Four-Time BAFTA Winner Dan Reed Shares His Top Tips For Budding Filmmakers Ahead Of BAFTA TV Forum

Four-Time BAFTA Winner Shares His Top Tips For Film Success
BAFTA

“I’ll probably just put it on the shelf with the other three,” says TV director Dan Reed, when I ask him what he plans to do with the BAFTA he’s just won for his TV documentary ‘The Paedophile Hunter’.

If he sounds blasé about his win, there’s nothing casual about the work he’s put in over the years, there’s nothing casual about his efforts on his previous award-winning programmes, including 'The Battle for Haiti' and 'Terror in Mumbai'.

Dan is one of the professionals sharing their insights at BAFTA’s TV forum on 9 May, when less experienced colleagues and those wanting to get on in the industry will have the chance to pick their brains. Ahead of the event this weekend, Dan shares with HuffPostUK some of his tips for breaking through into this most competitive of fields and standing out from the rest of the field…

What was your biggest break?

It’s very boring as a story, but I happened to know someone. I was a cook in a bad restaurant, and a mate of mine worked at the BBC. They were after a Russian speaker, and that was my first job, researching for the great Adam Curtis.

What’s been your biggest challenge?

There are moments on every film where you’re faced with staying up for three nights in a row, and knowing your film’s not quite there, and going home and living a normal life. And that moment when you choose the former is what defines you. You have to be desperate and scared enough to make your film work, however long it takes.

What been the best bit of advice you’ve received?

I’ve been lucky with my commissioning editors and I’ve learned this from all of them: It’s what you don’t put in a film, what you don’t say, what you don’t film. When you’re younger, you have all these ideas, and as you get older, you realise there are only a few options, so don’t confuse yourself with too many things and instead keep it very, very simple. Don’t make it complicated. Learn to edit.

The three top tips you’d give anyone trying to make factual television or film…

When you’re making a film, listen and see what you’re being told, not what you expected going into the project. Try and actually listen to what your subjects are telling you.

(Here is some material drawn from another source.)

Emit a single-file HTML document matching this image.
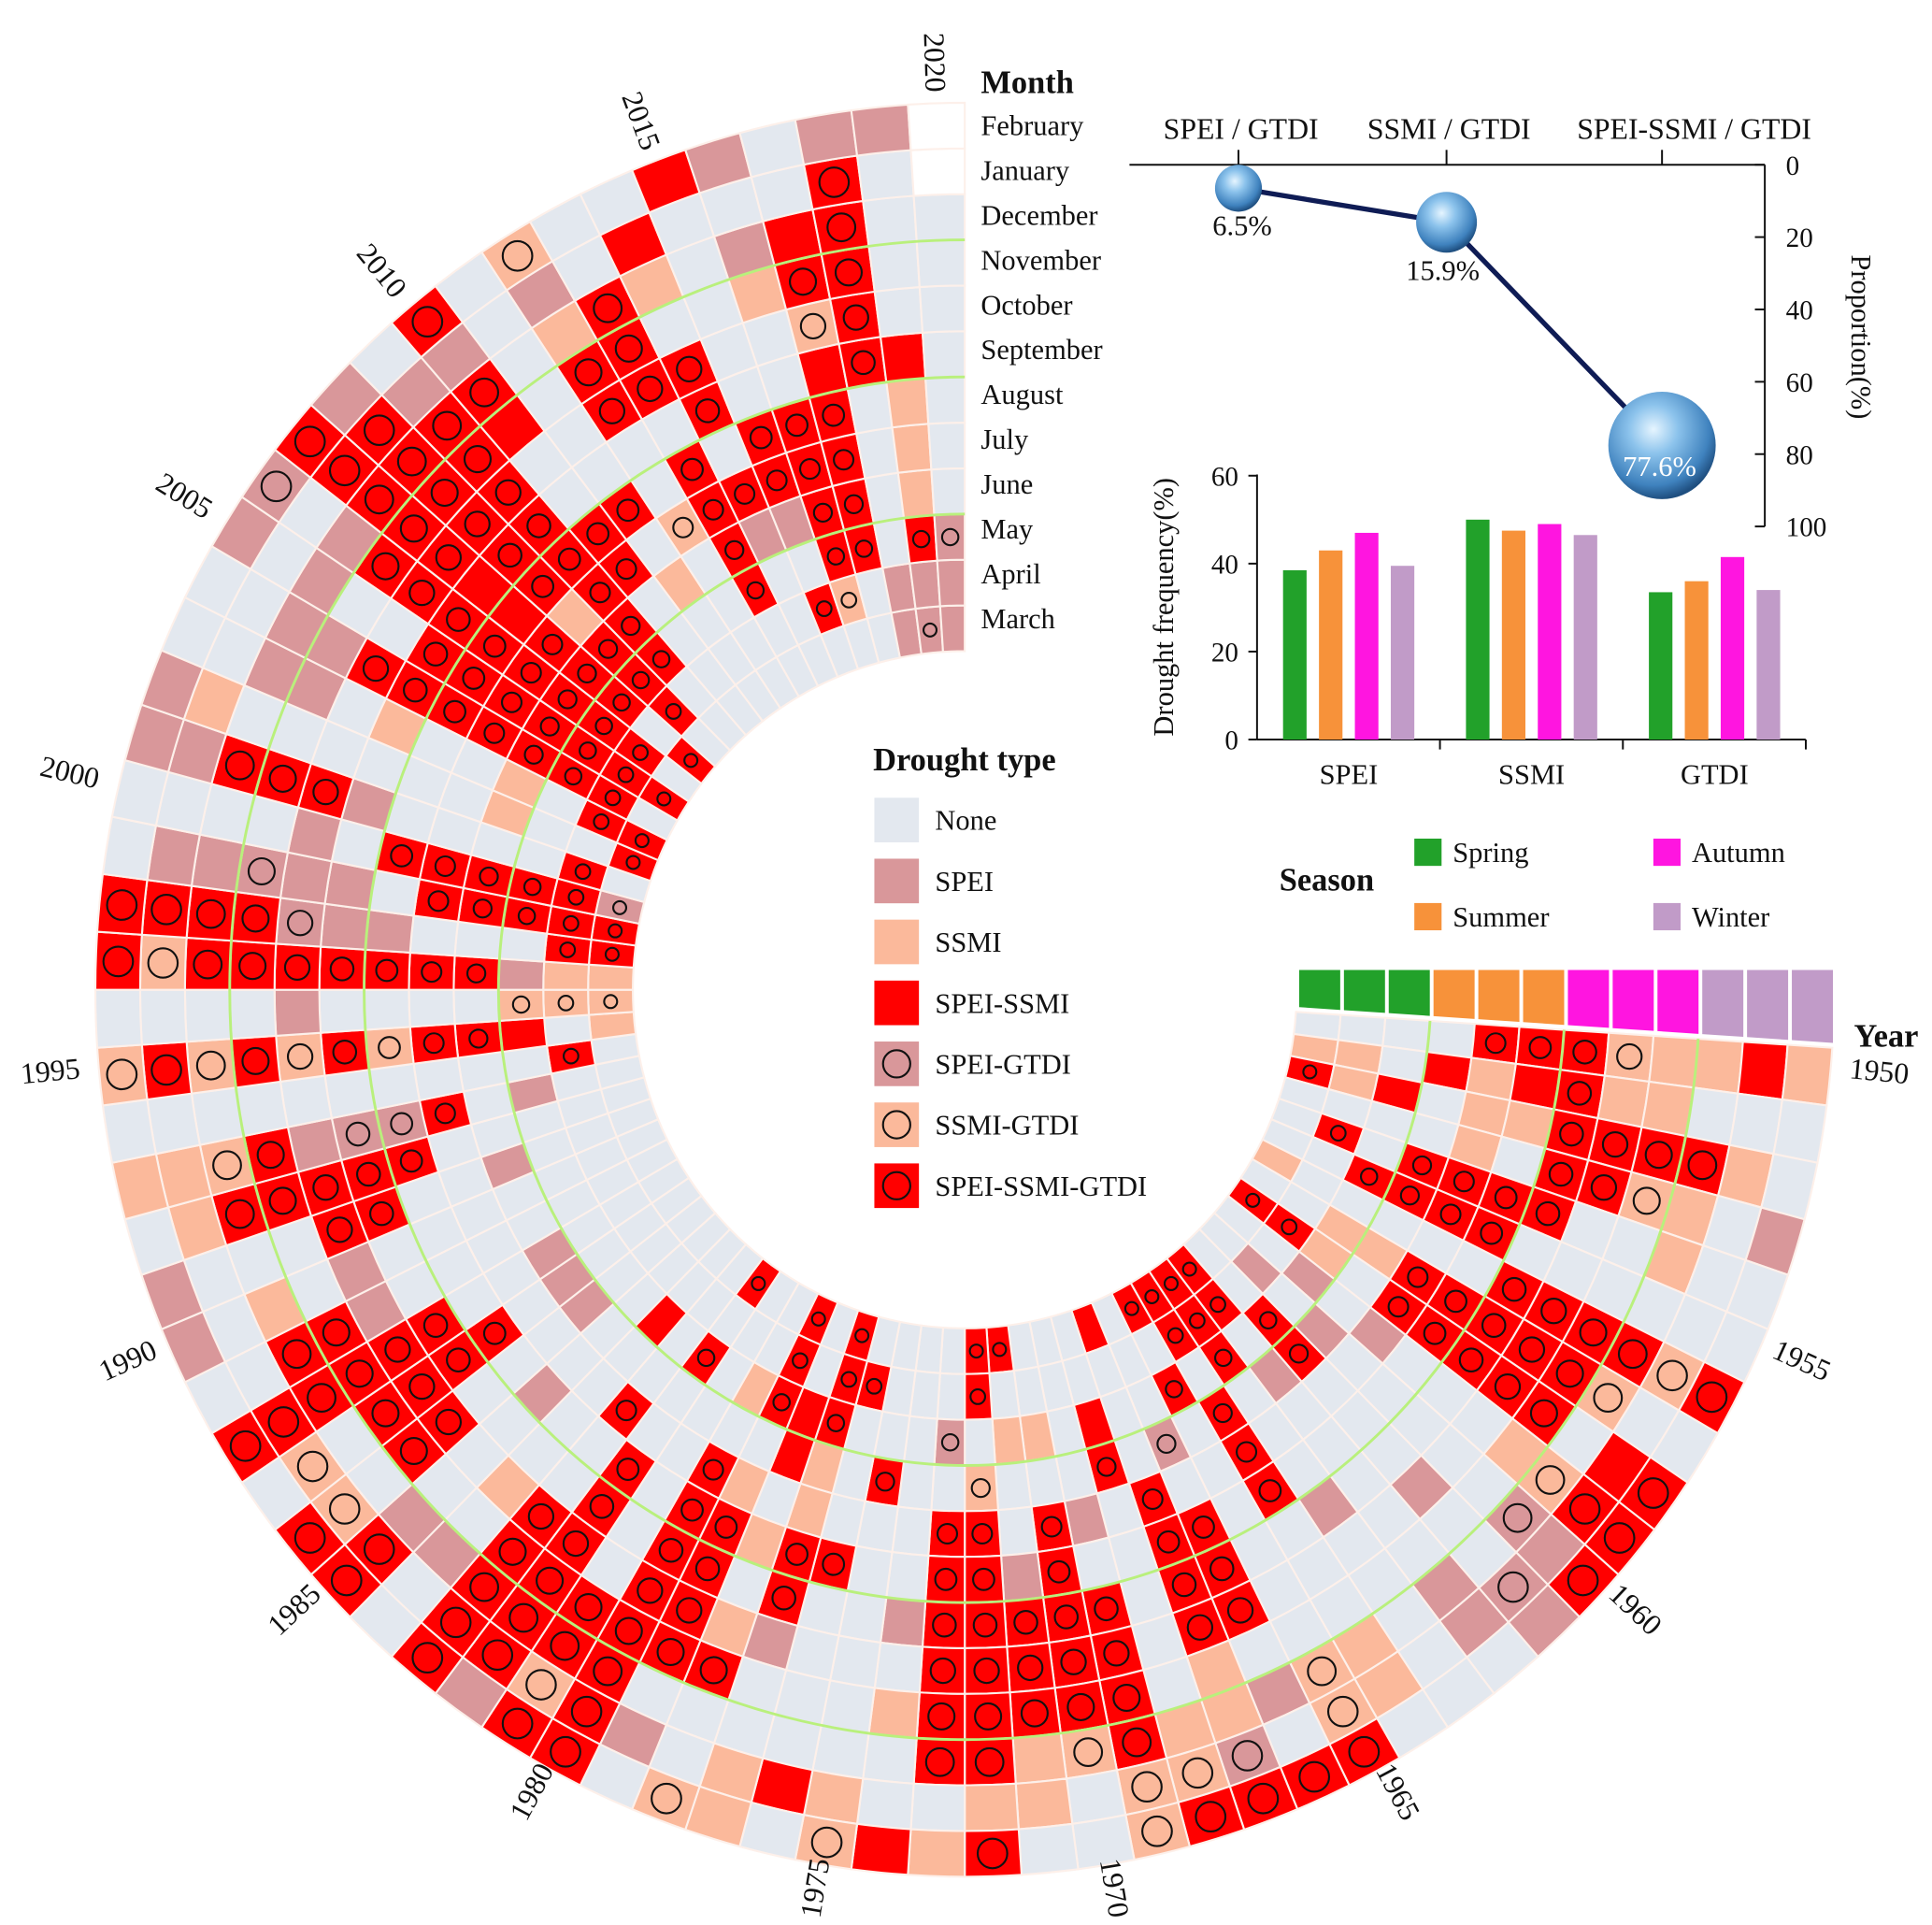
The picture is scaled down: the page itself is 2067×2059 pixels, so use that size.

A lot of the time, stuff happens that is interesting but it’s not what people expect so they miss it. Don’t try and make reality fit in with your story, keep a sense of purpose, real life out there won’t take shape how you expect. That’s when you start doing good stuff.

Find one thing that you can do really well, and put everything into that, don’t worry about getting on in the business, just get in there and do it. Learn to work a camera, learn to edit with software and get your head down. Don’t sit in the pub talking about your perfect film, go out and make it.

Dan will be speaking at BAFTA's TV forum , which takes place on 9 May and is geared towards those who have already started out in the industry but want to take that important next step particularly in documentary, factual, entertainment, features, factual entertainment and current affairs.